Tensions flare as former Colombian president Uribe returns as senator

The ex-head of state makes a political comeback four years after he left office

Uribe returns to Congress.
Uribe returns to Congress. AFP

The return of former Colombian president Álvaro Uribe (2002-2010) to politics as a senator has raised tensions during the first week of business in Congress. And it is not only because it is the first time a former head of state has returned to parliament or because he is President Juan Manuel Santos’ most fervent adversary. During the first session, Iván Cepeda, one of Uribe’s top rivals and a defender of human rights, invited the new senator to take up a debate regarding his alleged ties to paramilitary groups. Uribe accepted on one condition: that he could answer the accusations in a subsequent session. Meanwhile, his allies in the Senate, fellow members of the incipient Democratic Center party, defended him vehemently.

Uribe’s first appearance is an indication of the tone and a preview of the issues that will come up in discussion in this new Congress. The peace negotiations with the FARC will take center stage. During his discussion with Senator Cepeda, Uribe urged the government to sign the peace accords as soon as possible, the same ones against which he had been campaigned incessantly since November 2012 when the talks began. The former president said the country was under “torture” because the government was “making people dream” while “violent terrorist actions” were on the rise. He called on the administration to sign the peace treaty as soon as possible and then submit it to the Colombian people for review. And Uribe, who remains a popular figure in Colombia, could use that referendum to recharge his batteries by re-emerging as the foremost opponent of the peace process.

Uribe criticized Santos’ management of the economy; his relationships with neighbor countries; the peace process; and increasing insecurity

On the first day of business in Congress, Uribe took notes as Santos called for reconciliation. Then minutes later, he stood up before the Senate and questioned the president’s policies. He criticized Santos’ management of the economy; his relationships with neighbor countries; the peace process, which he said would bring impunity; and increasing insecurity in the country.

Since then, the former president has found himself up against an assembly dominated by Santos supporters. One of them, Luis Fernando Velasco, did not hesitate to say that Uribe’s statements sounded like self-criticism for “what he could have done in eight years [in office] but did not do.” Roy Barreras, a member of the president’s Unión Patriótica party, questioned the figures Uribe used to criticize Santos.

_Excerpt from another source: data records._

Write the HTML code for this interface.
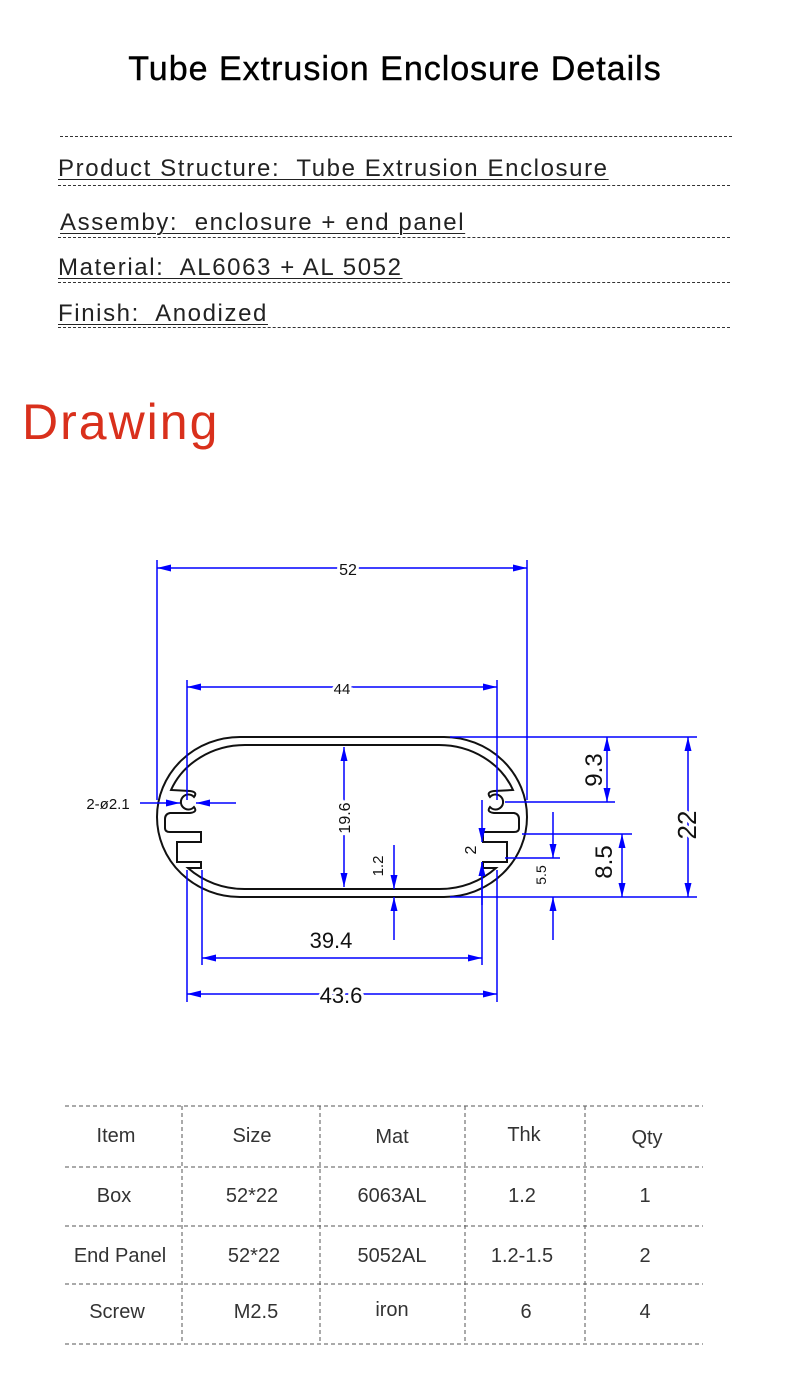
<!DOCTYPE html>
<html><head><meta charset="utf-8"><style>
body{margin:0;width:790px;height:1385px;background:#fff;position:relative;overflow:hidden;font-family:"Liberation Sans",sans-serif}
.t{position:absolute;white-space:nowrap}
.dash{position:absolute;left:58px;width:672px;border-top:1.5px dashed #333;height:0}
.sp{position:absolute;left:58px;font-size:24px;color:#222;letter-spacing:1.6px;text-decoration:underline;text-decoration-thickness:1px;text-underline-offset:3px}
</style></head><body>
<div class="t" style="left:0;width:790px;text-align:center;top:50px;font-size:34px;color:#000;letter-spacing:1px;-webkit-text-stroke:0.4px #000">Tube Extrusion Enclosure Details</div>
<div class="dash" style="top:136px;left:60px"></div>
<div class="sp" style="top:155px">Product Structure:&nbsp; Tube Extrusion Enclosure</div>
<div class="dash" style="top:185px"></div>
<div class="sp" style="top:209px;left:60px">Assemby:&nbsp; enclosure + end panel</div>
<div class="dash" style="top:237px"></div>
<div class="sp" style="top:254px">Material:&nbsp; AL6063 + AL 5052</div>
<div class="dash" style="top:282px"></div>
<div class="sp" style="top:300px">Finish:&nbsp; Anodized</div>
<div class="dash" style="top:327px"></div>
<div class="t" style="left:22px;top:393px;font-size:50px;color:#d9301c;letter-spacing:2px">Drawing</div>

<svg width="790" height="1385" style="position:absolute;left:0;top:0" xmlns="http://www.w3.org/2000/svg">
<defs>
<marker id="a" viewBox="0 0 14 8" refX="14" refY="4" markerWidth="14" markerHeight="8" orient="auto-start-reverse" markerUnits="userSpaceOnUse"><path d="M0,0.5 L14,4 L0,7.5z" fill="#0000ff"/></marker>
<path id="h" d="M342,745 H245 A80,72 0 0 0 171,790 L190,791 Q198,792 194,797 A7.5,7.5 0 1 0 194,807 Q198,812 190,813 L170,813 Q165,814 165,819 L165,828 Q165,832 170,832 L201,832 L201,842 L177,842 L177,862 L201,862 L201,868 L188,868 A80,72 0 0 0 245,889 H342"/>
</defs>
<g fill="none" stroke="#111" stroke-width="2">
<path d="M240,737 H444 A83,80 0 0 1 444,897 H240 A83,80 0 0 1 240,737Z"/>
<use href="#h"/>
<use href="#h" transform="translate(684,0) scale(-1,1)"/>
</g>
<g stroke="#0000ff" stroke-width="1.5" fill="none">
<path d="M157,560V800 M527,560V800 M187,680V800 M497,680V800"/>
<path d="M157,568H527" marker-start="url(#a)" marker-end="url(#a)"/>
<path d="M187,687H497" marker-start="url(#a)" marker-end="url(#a)"/>
<path d="M450,737H697 M450,897H697 M505,802H615 M522,834H632 M505,858H560"/>
<path d="M688,737V897" marker-start="url(#a)" marker-end="url(#a)"/>
<path d="M607,737V802" marker-start="url(#a)" marker-end="url(#a)"/>
<path d="M622,834V897" marker-start="url(#a)" marker-end="url(#a)"/>
<path d="M553,812V858" marker-end="url(#a)"/><path d="M553,940V897" marker-end="url(#a)"/>
<path d="M344,747V887" marker-start="url(#a)" marker-end="url(#a)"/>
<path d="M394,845V889" marker-end="url(#a)"/><path d="M394,940V897" marker-end="url(#a)"/>
<path d="M482,800V842" marker-end="url(#a)"/><path d="M482,905V862" marker-end="url(#a)"/>
<path d="M202,870V965 M482,862V965 M187,870V1002 M497,870V1002"/>
<path d="M202,958H482" marker-start="url(#a)" marker-end="url(#a)"/>
<path d="M187,994H497" marker-start="url(#a)" marker-end="url(#a)"/>
<path d="M140,803H180" marker-end="url(#a)"/><path d="M236,803H196" marker-end="url(#a)"/>
</g>
<g font-family="Liberation Sans, sans-serif" fill="#111" text-anchor="middle">
<text x="348" y="575" font-size="16" stroke="#fff" stroke-width="6" paint-order="stroke">52</text>
<text x="342" y="694" font-size="15" stroke="#fff" stroke-width="6" paint-order="stroke">44</text>
<text x="331" y="948" font-size="22">39.4</text>
<text x="341" y="1003" font-size="22" stroke="#fff" stroke-width="6" paint-order="stroke">43.6</text>
<text x="108" y="809" font-size="15">2-ø2.1</text>
<text transform="translate(350,818) rotate(-90)" font-size="16" stroke="#fff" stroke-width="6" paint-order="stroke">19.6</text>
<text transform="translate(383,866) rotate(-90)" font-size="15">1.2</text>
<text transform="translate(476,850) rotate(-90)" font-size="16">2</text>
<text transform="translate(546,875) rotate(-90)" font-size="14">5.5</text>
<text transform="translate(602,770) rotate(-90)" font-size="24">9.3</text>
<text transform="translate(612,862) rotate(-90)" font-size="24">8.5</text>
<text transform="translate(696,825) rotate(-90)" font-size="26" stroke="#fff" stroke-width="6" paint-order="stroke">22</text>
</g>
<g stroke="#555" stroke-width="1" stroke-dasharray="4,3">
<path d="M65,1106H703 M65,1167H703 M65,1226H703 M65,1284H703 M65,1344H703"/>
<path d="M182,1106V1344 M320,1106V1344 M465,1106V1344 M585,1106V1344"/>
</g>
<g font-family="Liberation Sans, sans-serif" font-size="20" fill="#333" text-anchor="middle">
<text x="116" y="1142">Item</text><text x="252" y="1142">Size</text><text x="392" y="1143">Mat</text><text x="524" y="1141">Thk</text><text x="647" y="1144">Qty</text>
<text x="114" y="1202">Box</text><text x="252" y="1202">52*22</text><text x="392" y="1202">6063AL</text><text x="522" y="1202">1.2</text><text x="645" y="1202">1</text>
<text x="120" y="1262">End Panel</text><text x="254" y="1262">52*22</text><text x="392" y="1262">5052AL</text><text x="522" y="1262">1.2-1.5</text><text x="645" y="1262">2</text>
<text x="117" y="1318">Screw</text><text x="256" y="1318">M2.5</text><text x="392" y="1316">iron</text><text x="526" y="1318">6</text><text x="645" y="1318">4</text>
</g>
</svg>
</body></html>
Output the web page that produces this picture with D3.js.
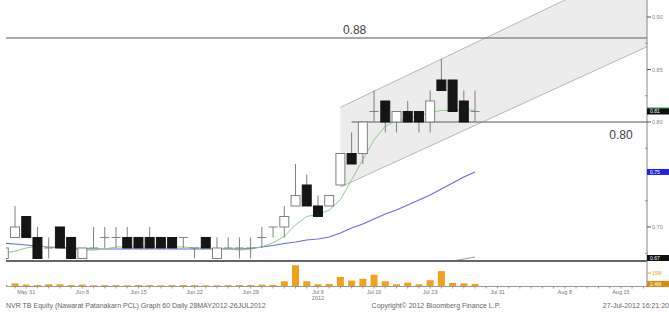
<!DOCTYPE html>
<html lang="en">
<head>
<meta charset="UTF-8">
<title>NVR TB Equity | Graph 60</title>
<script src="https://d3js.org/d3.v7.min.js"></script>
<style>
    body { margin: 0; background: #fff; font-family: Arial, "Liberation Sans", sans-serif; }
    svg { display: block; }
</style>
</head>
<body>
<div id="container"></div>
<script>
// trading days on the axis (candles run May 29 - Jul 27, the rest is empty space on the right)
const dates = ['May 29','May 30','May 31','Jun 1','Jun 5','Jun 6','Jun 7','Jun 8','Jun 11','Jun 12',
    'Jun 13','Jun 14','Jun 15','Jun 18','Jun 19','Jun 20','Jun 21','Jun 22','Jun 25','Jun 26',
    'Jun 27','Jun 28','Jun 29','Jul 2','Jul 3','Jul 4','Jul 5','Jul 6','Jul 9','Jul 10',
    'Jul 11','Jul 12','Jul 13','Jul 16','Jul 17','Jul 18','Jul 19','Jul 20','Jul 23','Jul 24',
    'Jul 25','Jul 26','Jul 27','Jul 30','Jul 31','Aug 1','Aug 2','Aug 3','Aug 6','Aug 7',
    'Aug 8','Aug 9','Aug 10','Aug 13','Aug 14','Aug 15','Aug 16','Aug 17','Aug 20'];

const opens  = [0.67,0.69,0.71,0.69,0.68,0.70,0.69,0.67,0.68,0.69,0.69,0.69,0.69,0.69,0.69,0.69,0.69,0.68,0.69,0.67,
                0.68,0.68,0.68,0.69,0.70,0.70,0.72,0.74,0.72,0.72,0.74,0.77,0.77,0.81,0.82,0.80,0.81,0.81,0.80,0.84,
                0.84,0.82,0.81];
const highs  = [0.68,0.72,0.71,0.70,0.69,0.70,0.69,0.68,0.70,0.70,0.70,0.70,0.69,0.70,0.69,0.69,0.69,0.68,0.69,0.69,
                0.69,0.69,0.69,0.70,0.70,0.72,0.76,0.75,0.73,0.73,0.77,0.79,0.80,0.83,0.82,0.81,0.82,0.81,0.83,0.86,
                0.84,0.83,0.83];
const lows   = [0.67,0.69,0.69,0.67,0.67,0.68,0.67,0.67,0.68,0.68,0.68,0.68,0.68,0.68,0.68,0.68,0.68,0.67,0.68,0.67,
                0.68,0.67,0.67,0.68,0.69,0.69,0.72,0.72,0.71,0.72,0.74,0.76,0.76,0.80,0.79,0.79,0.80,0.79,0.79,0.83,
                0.81,0.80,0.80];
const closes = [0.68,0.70,0.69,0.67,0.68,0.68,0.67,0.68,0.68,0.69,0.69,0.68,0.68,0.68,0.68,0.68,0.69,0.68,0.68,0.68,
                0.68,0.68,0.68,0.69,0.70,0.71,0.73,0.72,0.71,0.73,0.77,0.76,0.80,0.81,0.80,0.81,0.80,0.80,0.82,0.83,
                0.81,0.80,0.81];
// volume, millions of shares
const volumes = [1.5,3.1,1.6,1.2,2.0,2.0,1.2,1.6,0.8,1.0,1.0,0.8,1.2,1.0,0.8,1.0,1.2,1.0,0.8,0.8,
                 1.0,1.2,1.2,1.6,1.2,5.5,24,5.5,2.0,2.4,10.6,6.3,8.3,13,5.5,2.0,3.9,2.0,6.7,17.3,
                 3.5,3.1,2.4];
// short (green) and long (blue) moving averages
const maShort = [0.675,0.677,0.680,0.682,0.681,0.680,0.679,0.678,0.678,0.679,0.681,0.681,0.681,0.681,0.681,0.681,
                 0.681,0.680,0.680,0.679,0.679,0.678,0.679,0.681,0.685,0.691,0.702,0.710,0.712,0.716,0.726,0.745,
                 0.764,0.783,0.796,0.801,0.803,0.806,0.809,0.811,0.811,0.812,0.811];
const maLong  = [0.6845,0.6838,0.6829,0.6819,0.681,0.6805,0.680,0.6795,0.679,0.679,0.679,0.679,0.679,0.679,0.679,
                 0.679,0.679,0.679,0.679,0.679,0.679,0.679,0.6795,0.681,0.6824,0.6843,0.6857,0.6876,0.6886,0.6905,
                 0.6943,0.699,0.7029,0.7076,0.7124,0.7162,0.721,0.7257,0.7305,0.7362,0.7419,0.7476,0.7524];

// trend channel (upper / lower line), drawn between two dates
const channelDates = ['Jul 11', 'Aug 20'];
const channelUpper = [0.814, 0.957];
const channelLower = [0.738, 0.875];
const supportDates = ['Jul 25', 'Jul 27'];
const supportLine  = [0.6676, 0.6714];

const levelValues = [0.88, 0.80];
const levelStart  = ['May 29', 'Jul 12'];
const levelLabelDates = ['Jul 12', 'Aug 15'];

const tickLabels = ['May 31','Jun 8','Jun 15','Jun 22','Jun 29','Jul 9','Jul 16','Jul 23','Jul 31','Aug 8','Aug 15'];
const priceTicks = [0.70, 0.75, 0.80, 0.85, 0.90];
const priceMinor = [0.675, 0.725, 0.775, 0.825, 0.875];
const volTicks = [15];

// value tags on the right axis
const tagValues = [0.811, 0.81, 0.7524, 0.67];
const tagTexts  = ['0.81', '0.81', '0.75', '0.67'];
const tagColors = ['#2fb74a', '#111', '#2222ee', '#111'];

const W = 669, H = 312;
const left = 6, right = 647;
const priceBottom = 261, volTop = 262, volBase = 286;

const svg = d3.select('#container').append('svg')
    .attr('width', W).attr('height', H);

const x = d3.scalePoint().domain(dates).range([3.8, 3.8 + 58 * 11.22]);
const y = d3.scaleLinear().domain([0.6676, 0.9162]).range([priceBottom, 0]);
const yVol = d3.scaleLinear().domain([0, 24]).range([volBase, 265.3]);
const step = x.step();

svg.append('clipPath').attr('id', 'clipPrice')
    .append('rect').attr('x', left).attr('y', 0).attr('width', right - left).attr('height', priceBottom);
svg.append('clipPath').attr('id', 'clipVol')
    .append('rect').attr('x', left).attr('y', volTop).attr('width', right - left).attr('height', volBase - volTop);

const price = svg.append('g').attr('clip-path', 'url(#clipPrice)');

// channel fill
const chPoly = [
    [x(channelDates[0]), y(channelUpper[0])],
    [x(channelDates[1]), y(channelUpper[1])],
    [x(channelDates[1]), y(channelLower[1])],
    [x(channelDates[0]), y(channelLower[0])]
];
price.append('polygon')
    .attr('points', chPoly.map(p => p.join(',')).join(' '))
    .attr('fill', '#ececec');

[channelUpper, channelLower].forEach(vals => {
    price.append('line')
        .attr('x1', x(channelDates[0])).attr('y1', y(vals[0]))
        .attr('x2', x(channelDates[1])).attr('y2', y(vals[1]))
        .attr('stroke', '#b8b8b8').attr('stroke-width', 1);
});
price.append('line')
    .attr('x1', x(supportDates[0])).attr('y1', y(supportLine[0]))
    .attr('x2', x(supportDates[1])).attr('y2', y(supportLine[1]))
    .attr('stroke', '#999').attr('stroke-width', 1);

// horizontal levels
levelValues.forEach((v, i) => {
    price.append('line')
        .attr('x1', Math.max(left, x(levelStart[i]))).attr('x2', right)
        .attr('y1', y(v)).attr('y2', y(v))
        .attr('stroke', '#8c8c8c').attr('stroke-width', 1.6);
});
svg.append('text').attr('x', x(levelLabelDates[0]) + 3).attr('y', y(levelValues[0]) - 4)
    .attr('text-anchor', 'middle').attr('font-size', 12).attr('fill', '#444')
    .text(levelValues[0].toFixed(2));
svg.append('text').attr('x', x(levelLabelDates[1])).attr('y', y(levelValues[1]) + 17)
    .attr('text-anchor', 'middle').attr('font-size', 12).attr('fill', '#444')
    .text(levelValues[1].toFixed(2));

// moving averages
const n = opens.length;
const maLine = d3.line().x((d, i) => x(dates[i])).y(d => y(d));
price.append('path').datum(maLong).attr('d', maLine)
    .attr('fill', 'none').attr('stroke', '#6a6ae6').attr('stroke-width', 1.1);
price.append('path').datum(maShort).attr('d', maLine)
    .attr('fill', 'none').attr('stroke', '#86cf86').attr('stroke-width', 1);

// candles
const candles = opens.map((o, i) => ({ date: dates[i], o: o, h: highs[i], l: lows[i], c: closes[i] }));
const bw = step * 0.8;

price.selectAll('.wick').data(candles).enter().append('line')
    .attr('x1', d => x(d.date)).attr('x2', d => x(d.date))
    .attr('y1', d => y(d.h)).attr('y2', d => y(d.l))
    .attr('stroke', '#808080').attr('stroke-width', 1);

price.selectAll('.body').data(candles.filter(d => d.o !== d.c)).enter().append('rect')
    .attr('x', d => x(d.date) - bw / 2)
    .attr('y', d => y(Math.max(d.o, d.c)))
    .attr('width', bw)
    .attr('height', d => Math.abs(y(d.o) - y(d.c)))
    .attr('fill', d => d.c > d.o ? '#fff' : '#151515')
    .attr('stroke', d => d.c > d.o ? '#808080' : '#151515')
    .attr('stroke-width', 1);

price.selectAll('.doji').data(candles.filter(d => d.o === d.c)).enter().append('line')
    .attr('x1', d => x(d.date) - bw / 2).attr('x2', d => x(d.date) + bw / 2)
    .attr('y1', d => y(d.c)).attr('y2', d => y(d.c))
    .attr('stroke', '#808080').attr('stroke-width', 1);

// panel separator
svg.append('line').attr('x1', left).attr('x2', right)
    .attr('y1', priceBottom).attr('y2', priceBottom)
    .attr('stroke', '#666').attr('stroke-width', 2);

// volume bars
svg.append('g').attr('clip-path', 'url(#clipVol)')
    .selectAll('rect').data(volumes).enter().append('rect')
    .attr('x', (d, i) => x(dates[i]) - 3.5)
    .attr('y', d => yVol(d))
    .attr('width', 7)
    .attr('height', d => volBase - yVol(d))
    .attr('fill', '#f0a21e');

// date axis
svg.append('line').attr('x1', left).attr('x2', right)
    .attr('y1', volBase + 0.5).attr('y2', volBase + 0.5)
    .attr('stroke', '#999').attr('stroke-width', 1);
svg.selectAll('.dtick').data(dates.filter(d => x(d) >= left && x(d) <= right)).enter().append('line')
    .attr('x1', d => x(d)).attr('x2', d => x(d))
    .attr('y1', volBase).attr('y2', volBase + 2.5)
    .attr('stroke', '#999').attr('stroke-width', 1);
svg.selectAll('.dlabel').data(tickLabels).enter().append('text')
    .attr('x', d => x(d)).attr('y', volBase + 8)
    .attr('text-anchor', 'middle').attr('font-size', 5.5).attr('fill', '#777')
    .text(d => d);
svg.append('text').attr('x', x('Jul 9')).attr('y', volBase + 14)
    .attr('text-anchor', 'middle').attr('font-size', 5.5).attr('fill', '#777').text('2012');

// right axis
svg.append('line').attr('x1', right).attr('x2', right).attr('y1', 0).attr('y2', volBase + 1)
    .attr('stroke', '#888').attr('stroke-width', 1);
svg.selectAll('.ptick').data(priceTicks).enter().append('line')
    .attr('x1', right).attr('x2', right + 4).attr('y1', d => y(d)).attr('y2', d => y(d))
    .attr('stroke', '#555').attr('stroke-width', 1);
svg.selectAll('.pminor').data(priceMinor).enter().append('line')
    .attr('x1', right - 2).attr('x2', right + 1).attr('y1', d => y(d)).attr('y2', d => y(d))
    .attr('stroke', '#999').attr('stroke-width', 1);
// a label hidden under a value tag is not drawn
const freeTicks = priceTicks.filter(t => !tagValues.some(v => Math.abs(y(v) - y(t)) < 6));
svg.selectAll('.plabel').data(freeTicks).enter().append('text')
    .attr('x', right + 5).attr('y', d => y(d) + 2)
    .attr('font-size', 5.5).attr('fill', '#888')
    .text(d => d.toFixed(2));

// value tags
tagValues.forEach((v, i) => {
    const ty = Math.min(y(v), priceBottom - 3);
    svg.append('rect').attr('x', right).attr('y', ty - 3).attr('width', W - right).attr('height', 6)
        .attr('fill', tagColors[i]);
    svg.append('text').attr('x', right + 3).attr('y', ty + 2)
        .attr('font-size', 5).attr('fill', '#fff').text(tagTexts[i]);
});

// volume axis labels
svg.selectAll('.vtick').data(volTicks).enter().append('line')
    .attr('x1', right).attr('x2', right + 4).attr('y1', d => yVol(d)).attr('y2', d => yVol(d))
    .attr('stroke', '#f0a21e');
svg.selectAll('.vlabel').data(volTicks).enter().append('text')
    .attr('x', right + 5).attr('y', d => yVol(d) + 2)
    .attr('font-size', 5).attr('fill', '#f0a21e').text(d => d + 'M');
svg.append('rect').attr('x', right).attr('y', yVol(volumes[n - 1]) - 3).attr('width', W - right).attr('height', 6)
    .attr('fill', '#d98c10');
svg.append('text').attr('x', right + 3).attr('y', yVol(volumes[n - 1]) + 2)
    .attr('font-size', 5).attr('fill', '#fff').text(volumes[n - 1].toFixed(1) + 'M');

// footer
svg.append('text').attr('x', 6).attr('y', 308).attr('font-size', 7).attr('fill', '#666')
    .text('NVR TB Equity (Nawarat Patanakarn PCL) Graph 60  Daily 28MAY2012-26JUL2012');
svg.append('text').attr('x', 436).attr('y', 308).attr('text-anchor', 'middle').attr('font-size', 7).attr('fill', '#666')
    .text('Copyright\u00a9 2012 Bloomberg Finance L.P.');
svg.append('text').attr('x', 669).attr('y', 308).attr('text-anchor', 'end').attr('font-size', 7).attr('fill', '#666')
    .text('27-Jul-2012 16:21:20');
</script>
</body>
</html>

Meanwhile, Uribe’s supporters faced the same challenge in the lower house. Congresswoman María Fernanda Cabal launched into an attack against the peace process, saying it had not taken FARC victims into account. The representative said the government’s meetings with the victims of the armed conflict were “clownish tricks.” These encounters have the backing of the United Nations. They give all victims – regardless who the perpetrator of the crime against them was – a platform where they can offer their suggestions and thus participate in the Havana negotiation process. Santos allies’ kept quiet during Cabal’s speech but Green Party Senator Ángela María Robledo dealt her offending colleague a hard blow. “This is not a conflict between soldiers,” Robledo said. “It targets the civilian population.”

Office size also became an issue during the first week of sessions. Democratic Center party Senator Paloma Valencia compared her space to those received by members of the government coalition. “To those who think they can knock us down by discriminating against us in office assignments,” she wrote on Twitter, “let me tell you that you motivate us to work even harder.”

This first week of sessions made it clear that Uribe will emerge as a major figure in Congress. He and his supporters will confront Santos’ allies and those who support the ongoing peace process. It remains to be seen, however, whether Congress will agree to open a debate on Uribe’s supposed links to paramilitaries. For now, the former president and his allies remain on guard.